Risk appetite is nuanced. The wealthy here are not uniformly aggressive; they segment risk across time. Real estate and land remain emotional anchors—seen as safe, tangible stores of value—while gold keeps its role as a portable hedge. Yet the professional class and second-generation owners show growing comfort with equities, private deals, and tech ventures, provided there is trusted sponsorship and transparent governance. The affluent will test you on downside protection before upside potential. This is where research framing matters: scenarios that probe risk containment, capital preservation, and exit options often elicit more authentic responses than abstract preference scales.
Consumption signals are shifting from loud to layered. Luxury is appreciated, but discretion is increasingly prized—craftsmanship, provenance, after-sales assurance, and the ability to solve problems effortlessly. A brand that can remove friction feels more premium than one that shouts prestige. Time is the scarcest currency: concierge-style logistics, proactive service, and high-touch human support outperform digital self-service in high-stakes moments. This is not a rejection of technology; it is a demand that tech be invisible, secure, and subordinated to a trusted relationship.
Philanthropy and impact have moved from “nice to have” to strategic identity. Many affluent Vietnamese prioritize healthcare access, education, and local community uplift, but they are wary of performative charity. They prefer measurable outcomes and governance that protects both beneficiaries and donor reputation. Researchers who can translate social impact into credible KPIs—without diluting human stories—earn unusual candor in interviews.
Trust is the master variable. The wealthy are acutely sensitive to privacy: recruitment must be referral-based or handled by agencies with spotless discretion. Screening should be respectful and minimal, incentives appropriate but not gaudy, and venues secure. On-site staff need to be mature, well-briefed, and culturally fluent. Even small lapses—poorly timed calls, casual name-dropping—can close doors for months. In Vietnam, reputational networks are compact; people remember who handled them well.
Generational texture matters. First-generation wealth creators value grit, bargaining power, and visible business moats. They expect vendors to “own the details” and show up in person. Second-generation leaders are more global and design-literate; they care about experience coherence, sustainability proof points, and professionalized governance—boards, risk charters, independent audits. Both appreciate humility and competence; both balk at over-familiarity.

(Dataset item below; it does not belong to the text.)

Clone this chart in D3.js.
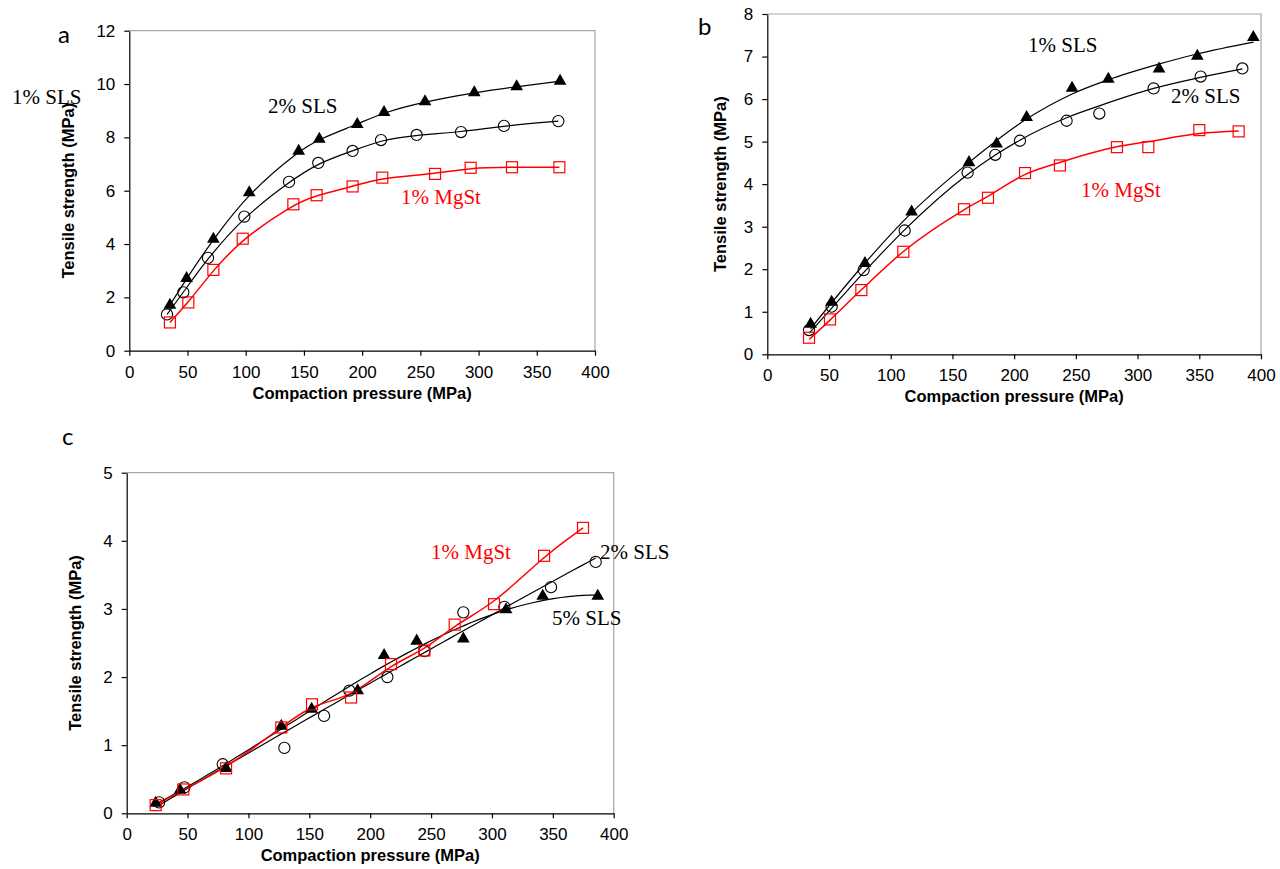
<!DOCTYPE html>
<html><head><meta charset="utf-8">
<script src="https://cdn.jsdelivr.net/npm/d3@7"></script>
<style>body{margin:0;background:#fff}svg{display:block}</style>
</head><body>
<svg id="chart" width="1280" height="869"></svg>
<script>
// ---------- DATA ----------
const xTickValues = [0, 50, 100, 150, 200, 250, 300, 350, 400];
const aTickValues = [0, 2, 4, 6, 8, 10, 12];
const bTickValues = [0, 1, 2, 3, 4, 5, 6, 7, 8];
const cTickValues = [0, 1, 2, 3, 4, 5];
const xTitle = "Compaction pressure (MPa)";
const yTitle = "Tensile strength (MPa)";

// Panel a
const aTriX = [34.9, 49.2, 72.2, 103, 145.5, 163.2, 195.8, 218.8, 254, 296.3, 332.7, 370];
const aTriY = [1.71, 2.71, 4.19, 5.93, 7.49, 7.94, 8.49, 8.94, 9.34, 9.68, 9.90, 10.11];
const aCirX = [32.4, 46.4, 67.6, 98.8, 137.2, 162.3, 191.8, 216.2, 246.8, 284.9, 321.8, 368.5];
const aCirY = [1.36, 2.19, 3.48, 5.03, 6.33, 7.04, 7.49, 7.90, 8.09, 8.20, 8.43, 8.61];
const aSqX  = [34.9, 50.7, 72.2, 97.4, 140.9, 160.9, 191.8, 217.3, 262.6, 293.2, 328.7, 369.4];
const aSqY  = [1.06, 1.81, 3.03, 4.20, 5.49, 5.83, 6.16, 6.49, 6.63, 6.86, 6.88, 6.88];

// Panel b (measured points)
const bTriX = [35.1, 52.1, 79.1, 116.9, 163.4, 185.8, 210.1, 246.9, 276.3, 317.4, 348.4, 393.8];
const bTriY = [0.71, 1.23, 2.14, 3.35, 4.51, 4.95, 5.57, 6.26, 6.47, 6.71, 7.01, 7.45];
const bCirX = [33.8, 52.1, 78.1, 111.3, 162.3, 184.7, 204.7, 242.5, 269, 313, 351.1, 384.9];
const bCirY = [0.57, 1.12, 1.98, 2.91, 4.27, 4.69, 5.02, 5.49, 5.66, 6.25, 6.53, 6.72];
const bSqX  = [33.8, 50.8, 76.2, 110.2, 159.4, 178.8, 208.8, 237.1, 283.3, 308.7, 350, 381.9];
const bSqY  = [0.39, 0.82, 1.51, 2.41, 3.41, 3.68, 4.26, 4.44, 4.87, 4.87, 5.27, 5.24];
// Panel b (fitted curves)
const bTriFitX = [35, 79, 117, 163, 210, 247, 276, 317, 348, 394];
const bTriFitY = [0.60, 2.14, 3.33, 4.50, 5.53, 6.12, 6.45, 6.82, 7.06, 7.34];
const bCirFitX = [34, 52, 78, 111, 162, 185, 205, 242.5, 269, 313, 351, 385];
const bCirFitY = [0.50, 1.08, 1.92, 2.92, 4.22, 4.69, 5.04, 5.56, 5.84, 6.25, 6.51, 6.71];
const bSqFitX  = [34, 51, 76, 110, 159, 179, 209, 237, 283, 309, 350, 382];
const bSqFitY  = [0.35, 0.81, 1.51, 2.41, 3.39, 3.72, 4.23, 4.51, 4.88, 5.00, 5.19, 5.25];

// Panel c
const cSqX  = [23.8, 46.5, 81.6, 127, 152.2, 184.3, 217.1, 244.5, 269.4, 301.7, 342.8, 374.8];
const cSqY  = [0.12, 0.35, 0.66, 1.26, 1.60, 1.70, 2.19, 2.39, 2.77, 3.07, 3.78, 4.19];
const cCirX = [26.6, 47.4, 78.9, 129.5, 162.1, 182.9, 214.1, 244.5, 276.5, 310.2, 348.5, 385.2];
const cCirY = [0.16, 0.38, 0.72, 0.96, 1.43, 1.80, 2.00, 2.38, 2.95, 3.03, 3.32, 3.69];
const cTriX = [23.8, 43.8, 81.6, 127, 151.9, 189.7, 211.4, 238.2, 276.5, 311.6, 341.7, 386.9];
const cTriY = [0.15, 0.34, 0.66, 1.28, 1.53, 1.80, 2.32, 2.53, 2.56, 2.99, 3.19, 3.19];

// ---------- HELPERS ----------
const svg = d3.select("#chart");
const zip = (xs, ys) => xs.map((x, i) => [x, ys[i]]);

function polyfit(xs, ys, deg) {
  const n = deg + 1, s = 100;
  const A = Array.from({length: n}, () => new Array(n + 1).fill(0));
  xs.forEach((xv, k) => {
    const x = xv / s;
    for (let i = 0; i < n; i++) {
      for (let j = 0; j < n; j++) A[i][j] += Math.pow(x, i + j);
      A[i][n] += ys[k] * Math.pow(x, i);
    }
  });
  for (let i = 0; i < n; i++) {
    let p = i;
    for (let r = i + 1; r < n; r++) if (Math.abs(A[r][i]) > Math.abs(A[p][i])) p = r;
    [A[i], A[p]] = [A[p], A[i]];
    for (let r = 0; r < n; r++) {
      if (r === i) continue;
      const f = A[r][i] / A[i][i];
      for (let c = i; c <= n; c++) A[r][c] -= f * A[i][c];
    }
  }
  const coef = A.map((row, i) => row[n] / row[i]);
  return x => coef.reduce((acc, c, i) => acc + c * Math.pow(x / s, i), 0);
}
function fitLine(xs, ys, deg) {
  const f = polyfit(xs, ys, deg);
  const lo = d3.min(xs), hi = d3.max(xs);
  return d3.range(0, 61).map(i => { const x = lo + (hi - lo) * i / 60; return [x, f(x)]; });
}

function panel(cfg) {
  const g = svg.append("g");
  const x = d3.scaleLinear().domain([0, 400]).range([cfg.left, cfg.right]);
  const y = d3.scaleLinear().domain([0, cfg.yMax]).range([cfg.bottom, cfg.top]);

  g.append("path")
    .attr("d", `M${cfg.left},${cfg.top}H${cfg.right}V${cfg.bottom}`)
    .attr("fill", "none").attr("stroke", "#a6a6a6").attr("stroke-width", 1.2);

  const xa = g.append("g").attr("transform", `translate(0,${cfg.bottom})`)
    .call(d3.axisBottom(x).tickValues(xTickValues).tickFormat(d3.format("d"))
      .tickSize(5).tickSizeOuter(0).tickPadding(10));
  const ya = g.append("g").attr("transform", `translate(${cfg.left},0)`)
    .call(d3.axisLeft(y).tickValues(cfg.yTicks).tickFormat(d3.format("d"))
      .tickSize(5).tickSizeOuter(0).tickPadding(9));
  [xa, ya].forEach(a => {
    a.selectAll("text").attr("font-family", "'Liberation Sans', Arial, sans-serif")
      .attr("font-size", 17).attr("fill", "#000");
    a.selectAll("line,path").attr("stroke", "#000").attr("stroke-width", 1.2);
  });

  g.append("text").text(xTitle)
    .attr("x", (cfg.left + cfg.right) / 2).attr("y", cfg.bottom + cfg.xTitleDy)
    .attr("text-anchor", "middle").attr("font-family", "'Liberation Sans', Arial, sans-serif")
    .attr("font-weight", "bold").attr("font-size", 16.5);
  g.append("text").text(yTitle)
    .attr("transform", `translate(${cfg.yTitleX},${(cfg.top + cfg.bottom) / 2}) rotate(-90)`)
    .attr("text-anchor", "middle").attr("font-family", "'Liberation Sans', Arial, sans-serif")
    .attr("font-weight", "bold").attr("font-size", 16.5);

  g.append("text").text(cfg.letter).attr("x", cfg.letterX).attr("y", cfg.letterY)
    .attr("font-family", "Lato, 'Open Sans', sans-serif").attr("font-size", 24);

  const line = d3.line().x(d => x(d[0])).y(d => y(d[1]));
  cfg.series.forEach(s => {
    g.append("path").datum(s.line)
      .attr("d", line.curve(s.curve || d3.curveLinear))
      .attr("fill", "none").attr("stroke", s.color).attr("stroke-width", s.color === "#000" ? 1.2 : 1.5);
  });
  cfg.series.forEach(s => {
    const mk = g.append("g");
    s.pts.forEach(p => {
      const cx = x(p[0]), cy = y(p[1]);
      if (s.marker === "tri") {
        mk.append("path").attr("d", d3.symbol(d3.symbolTriangle, 70)())
          .attr("transform", `translate(${cx},${cy})`).attr("fill", "#000");
      } else if (s.marker === "cir") {
        mk.append("circle").attr("cx", cx).attr("cy", cy).attr("r", 5.6)
          .attr("fill", "none").attr("stroke", "#000").attr("stroke-width", 1.1);
      } else {
        mk.append("rect").attr("x", cx - 5.5).attr("y", cy - 5.5).attr("width", 11).attr("height", 11)
          .attr("fill", "none").attr("stroke", "#f00").attr("stroke-width", 1.2);
      }
    });
  });
  cfg.notes.forEach(n => {
    g.append("text").text(n.t).attr("x", n.x).attr("y", n.y)
      .attr("font-family", "'Liberation Serif', 'Times New Roman', serif")
      .attr("font-size", 21).attr("fill", n.c || "#000");
  });
}

panel({
  left: 129.3, right: 595, top: 30.7, bottom: 350.7, yMax: 12, yTicks: aTickValues,
  xTitleDy: 48, yTitleX: 74, letter: "a", letterX: 58, letterY: 43,
  series: [
    {pts: zip(aTriX, aTriY), line: zip(aTriX, aTriY), curve: d3.curveBasis, color: "#000", marker: "tri"},
    {pts: zip(aCirX, aCirY), line: zip(aCirX, aCirY), curve: d3.curveBasis, color: "#000", marker: "cir"},
    {pts: zip(aSqX, aSqY), line: zip(aSqX, aSqY), curve: d3.curveBasis, color: "#f00", marker: "sq"}
  ],
  notes: [
    {t: "1% SLS", x: 12, y: 104},
    {t: "2% SLS", x: 268, y: 112.5},
    {t: "1% MgSt", x: 401, y: 204, c: "#f00"}
  ]
});

panel({
  left: 767.3, right: 1261, top: 14, bottom: 354.3, yMax: 8, yTicks: bTickValues,
  xTitleDy: 48, yTitleX: 726, letter: "b", letterX: 698, letterY: 35,
  series: [
    {pts: zip(bTriX, bTriY), line: zip(bTriFitX, bTriFitY), curve: d3.curveMonotoneX, color: "#000", marker: "tri"},
    {pts: zip(bCirX, bCirY), line: zip(bCirFitX, bCirFitY), curve: d3.curveMonotoneX, color: "#000", marker: "cir"},
    {pts: zip(bSqX, bSqY), line: zip(bSqFitX, bSqFitY), curve: d3.curveMonotoneX, color: "#f00", marker: "sq"}
  ],
  notes: [
    {t: "1% SLS", x: 1028, y: 52},
    {t: "2% SLS", x: 1171, y: 103},
    {t: "1% MgSt", x: 1081, y: 197, c: "#f00"}
  ]
});

panel({
  left: 126.7, right: 613.7, top: 472.7, bottom: 813.3, yMax: 5, yTicks: cTickValues,
  xTitleDy: 48, yTitleX: 81, letter: "c", letterX: 62, letterY: 445,
  series: [
    {pts: zip(cTriX, cTriY), line: fitLine(cTriX, cTriY, 3), curve: d3.curveLinear, color: "#000", marker: "tri"},
    {pts: zip(cCirX, cCirY), line: fitLine(cCirX, cCirY, 2), curve: d3.curveLinear, color: "#000", marker: "cir"},
    {pts: zip(cSqX, cSqY), line: zip(cSqX, cSqY), curve: d3.curveBasis, color: "#f00", marker: "sq"}
  ],
  notes: [
    {t: "1% MgSt", x: 431, y: 559, c: "#f00"},
    {t: "2% SLS", x: 600, y: 559},
    {t: "5% SLS", x: 552, y: 625}
  ]
});
</script>
</body></html>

For brands and institutions, four research moves unlock clearer signal. First, use elite-friendly methods: depth interviews at home or in discreet private rooms; ethnographic moments woven into natural routines; and short, mobile touchpoints that respect time. Second, design stimuli that solve real anxieties: what protects wealth across cycles, what converts time into quality, what makes intergenerational transfer smoother. Third, build a privacy-first data posture: NDA-backed processes, anonymized outputs, and strict need-to-know access. Fourth, think Vietnam-specific context: family business governance, trusted advisors (law, tax, private bankers), and regional nuance—HCMC’s entrepreneurial pace versus Hanoi’s institutional cadence; coastal second-home aspirations versus central-city prestige addresses.
When done well, research with affluent audiences feels like a professional dialogue between equals, not a “study.” You earn permission to ask harder questions: What risk would justify changing a family allocation? Which service failure is unforgivable? What outcome would make philanthropy feel truly effective? Answers to these reveal not only preference but philosophy—the why behind high-value decisions.
The opportunity is not to flatter wealth, but to understand the operating system beneath it. Vietnam’s rich are pragmatic optimists: protective of family, eager for progress, skeptical of noise, and loyal to those who make life simpler without compromising dignity. If your offer can de-risk big moments, steward legacy, and give time back—quietly and reliably—you’ll find their attitudes align with action.